Up more than 37% year to date, shares of Kinross Gold (NYSE:KGC) have glittered brightly -- due in part to an unexpectedly strong Q1 earnings report -- in 2017. Lately, however, the stock has been losing its luster. Following a mid-September announcement that the company has completed its feasibility studies and will proceed with the Phase Two expansion of the Tasiast mine in Mauritania and the Round Mountain Phase W project in Nevada, shares have fallen more than 6%. Management estimates initial capital costs for the expansion project at Tasiast to be approximately $590 million, while it plans on committing about $445 million to the Round Mountain project.
It's no surprise that investors are circumspect about the planned development at Tasiast considering the company took a $3.1 billion writedown on the project in 2013. But is the market overreacting? And how does Round Mountain factor in to the equation? Let's dig in even deeper to unearth more details of the two projects in order to determine if the market is correctly interpreting this commitment to organic growth as a red flag.
The recently announced decision to proceed at Tasiast follows an announcement in 2016 regarding the Phase One expansion at the Mauritanian mine. Management estimates that Phase One will result in average annual gold production of 409,000 ounces and an all-in sustaining cost (AISC) of $760 per gold ounce. Having finished the Phase Two feasibility study, Kinross now believes that Tasiast, following completion of both expansionary projects, will average 812,000 ounces of annual gold production at AISC of $655 per ounce. Considering that in fiscal 2016, Tasiast produced 175,716 gold ounces, and the company reported overall AISC of $984 per gold ounce, the value of the Phase One and Two expansions holds great promise for the company. In fact, Kinross believes that, combined, Phase One and Phase Two will provide $2.2 billion over the life of the mine, which is expected to be through 2029. Phase One and Phase Two are expected to begin production in Q2 2018 and Q3 2020, respectively.
Digging for gold in the Silver State
The company's interest in developing its assets in Nevada should come as no surprise to investors. In January 2016, Kinross acquired 100% of the Bald Mountain and 50% of the Round Mountain gold mine -- both located in Nevada -- from Barrick Gold (NYSE:GOLD) for $610 million. According to Kinross, the Round Mountain Phase W project will extend the life of the mine five years and result in an additional 1.5 million ounces of gold production. A smaller operation than Tasiast, Round Mountain is expected to now achieve average annual gold production of 253,000 ounces according to the feasibility study. And regarding the mine's expenses, Kinross expects AISC to be $655 per gold ounce for the first five years that Phase Two is in operation. Through the entire life of the project, however, AISC are forecast to be higher -- $720 per gold ounce -- due in part to an increasingly lower grade. Nonetheless, Kinross estimates Phase W to result in additional cash flow of $265 million.
Keeping things in balance
The potential of these projects to be lucrative is clear, but skeptical investors are surely interested in how Kinross expects to finance them, questioning if the company is preparing to weigh itself down in debt. Addressing this concern, the company, according to the press release, "expects to finance both projects with its strong balance sheet and existing liquidity, and operating cash flows."

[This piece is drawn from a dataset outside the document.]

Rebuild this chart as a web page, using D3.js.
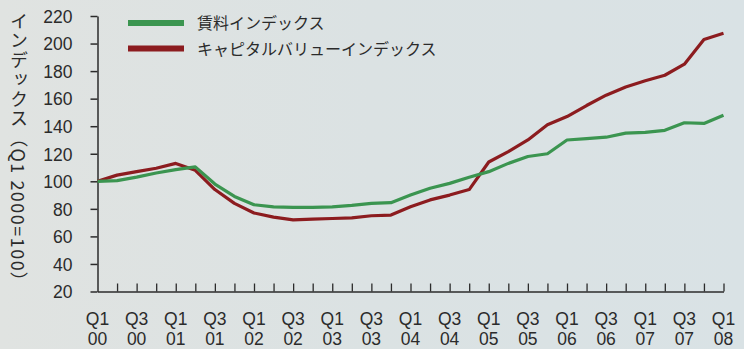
<!DOCTYPE html>
<html>
<head>
<meta charset="utf-8">
<script src="https://cdn.jsdelivr.net/npm/d3@7"></script>
<style>
  html, body { margin: 0; padding: 0; background: #dfe2e1; }
  svg { display: block; }
</style>
</head>
<body>
<svg id="chart" width="744" height="349"></svg>
<script>
// Quarterly index, Q1 2000 = 100
const quarters = [
  "Q1 00","Q2 00","Q3 00","Q4 00","Q1 01","Q2 01","Q3 01","Q4 01",
  "Q1 02","Q2 02","Q3 02","Q4 02","Q1 03","Q2 03","Q3 03","Q4 03",
  "Q1 04","Q2 04","Q3 04","Q4 04","Q1 05","Q2 05","Q3 05","Q4 05",
  "Q1 06","Q2 06","Q3 06","Q4 06","Q1 07","Q2 07","Q3 07","Q4 07","Q1 08"
];
const rentIndex = [
  100, 100.5, 103, 106, 108.5, 110.5, 98, 89,
  83, 81.5, 81, 81, 81.5, 82.5, 84, 84.5,
  90, 95, 98.5, 103, 107, 113, 118, 120,
  130, 131, 132, 135, 135.5, 137, 142.5, 142, 148
];
const capitalValueIndex = [
  100, 104.5, 107, 109.5, 113, 108, 94, 84,
  77, 74, 72, 72.5, 73, 73.5, 75, 75.5,
  81.5, 86.5, 90, 94, 114, 121.5, 130, 141,
  147, 155, 162.5, 168.5, 173, 177, 185, 203, 207.5
];
const yTicks = [20, 40, 60, 80, 100, 120, 140, 160, 180, 200, 220];
const seriesNames = ["賃料インデックス", "キャピタルバリューインデックス"];
const seriesColors = ["#3b9550", "#8c1c1f"];
const yTitle = "インデックス（Q1 2000=100）";

const svg = d3.select("#chart");

// soft tint across the page
const defs = svg.append("defs");
const grad = defs.append("linearGradient").attr("id", "bg").attr("x1", "0").attr("x2", "1");
grad.append("stop").attr("offset", "0").attr("stop-color", "#e0e3e1");
grad.append("stop").attr("offset", "0.5").attr("stop-color", "#dbe2e3");
grad.append("stop").attr("offset", "1").attr("stop-color", "#d9e2e5");
svg.append("rect").attr("width", 744).attr("height", 349).attr("fill", "url(#bg)");

const x = d3.scaleLinear().domain([0, quarters.length - 1]).range([97.5, 723.5]);
const y = d3.scaleLinear().domain([20, 220]).range([291.5, 16]);

const ink = "#2b2b2b";
const font = "'Liberation Sans', Arial, sans-serif";

// y axis
const yAxis = svg.append("g")
  .attr("transform", `translate(${x(0)},0)`)
  .call(d3.axisLeft(y).tickValues(yTicks).tickSize(7).tickSizeOuter(0).tickPadding(18));
yAxis.select(".domain").attr("stroke", ink).attr("stroke-width", 1.5);
yAxis.selectAll(".tick line").attr("stroke", ink).attr("stroke-width", 1.5);
yAxis.selectAll(".tick text")
  .attr("fill", ink).style("font-family", font).style("font-size", "17.5px")
  .attr("x", -25).attr("dy", "0.36em");

// x axis with inward ticks for every quarter
const idx = d3.range(quarters.length);
const xAxis = svg.append("g")
  .attr("transform", `translate(0,${y(20)})`)
  .call(d3.axisBottom(x).tickValues(idx.slice(1)).tickSize(-8).tickSizeOuter(0).tickFormat(""));
xAxis.select(".domain").attr("stroke", ink).attr("stroke-width", 1.5);
xAxis.selectAll(".tick line").attr("stroke", ink).attr("stroke-width", 1.3);

// two-line labels on every second quarter
const lab = svg.append("g").selectAll("text")
  .data(idx.filter(i => i % 2 === 0))
  .join("text")
  .attr("text-anchor", "middle")
  .attr("fill", ink)
  .style("font-family", font)
  .style("font-size", "17.5px");
lab.append("tspan").attr("x", i => x(i)).attr("y", 325).text(i => quarters[i].split(" ")[0]);
lab.append("tspan").attr("x", i => x(i)).attr("y", 345).text(i => quarters[i].split(" ")[1]);

// axis title, set vertically
svg.append("text")
  .attr("x", 19).attr("y", 12)
  .attr("fill", ink)
  .style("font-family", "'Noto Sans CJK JP', sans-serif")
  .style("font-size", "18px")
  .style("writing-mode", "vertical-rl")
  .style("text-orientation", "mixed")
  .style("letter-spacing", "1.5px")
  .text(yTitle);

// lines
const line = d3.line().x((d, i) => x(i)).y(d => y(d));
[rentIndex, capitalValueIndex].forEach((s, j) => {
  svg.append("path")
    .datum(s)
    .attr("fill", "none")
    .attr("stroke", seriesColors[j])
    .attr("stroke-width", 3.2)
    .attr("stroke-linejoin", "round")
    .attr("d", line);
});
// rent line sits on top
svg.selectAll("path").filter(function () { return this.getAttribute("stroke") === seriesColors[0]; }).raise();

// legend
const legend = svg.append("g");
seriesNames.forEach((name, j) => {
  const ly = 23 + j * 25.5;
  legend.append("line")
    .attr("x1", 128).attr("x2", 184).attr("y1", ly).attr("y2", ly)
    .attr("stroke", seriesColors[j]).attr("stroke-width", 6);
  legend.append("text")
    .attr("x", 197).attr("y", ly + 6)
    .attr("fill", ink)
    .style("font-family", "'Noto Sans CJK JP', sans-serif")
    .style("font-size", "16px")
    .text(name);
});
</script>
</body>
</html>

A closer look at the company's liquidity and cash flow in comparison to peers like Barrick Gold, Goldcorp (NYSE:GG), and Newmont Mining (NYSE:NEM) should help to mitigate some concerns that development of these projects will compromise the company's financial health.
Between the company's ability to generate strong free cash flow and a current ratio over 3.6, indicating a strong balance sheet, investors can be confident that Kinross is pursuing the two projects without sacrificing its sound financial position.
Why investors have nothing to fear
For a gold-mining company, replenishing its depleted assets is critical to its long term success. Whereas some companies achieve this through acquisitions, others opt to expand projects that they already have in their portfolios. At this time, Kinross' decision to pursue the latter should be well-received by investors as it indicates the company's recognition of a path toward a lustrous future -- one that should not jeopardize the company's financial well-being.
Additionally, the company's intent to expand operations in West Africa and Nevada should please investors who may be concerned about the risk associated with rising geopolitical tensions between the U.S. and Russia, where Kinross operates two mines. Although Kinross makes its hay from mines located in the Americas, the two Russian mines are expected to account for 22% of Kinross' gold equivalent production in fiscal 2017.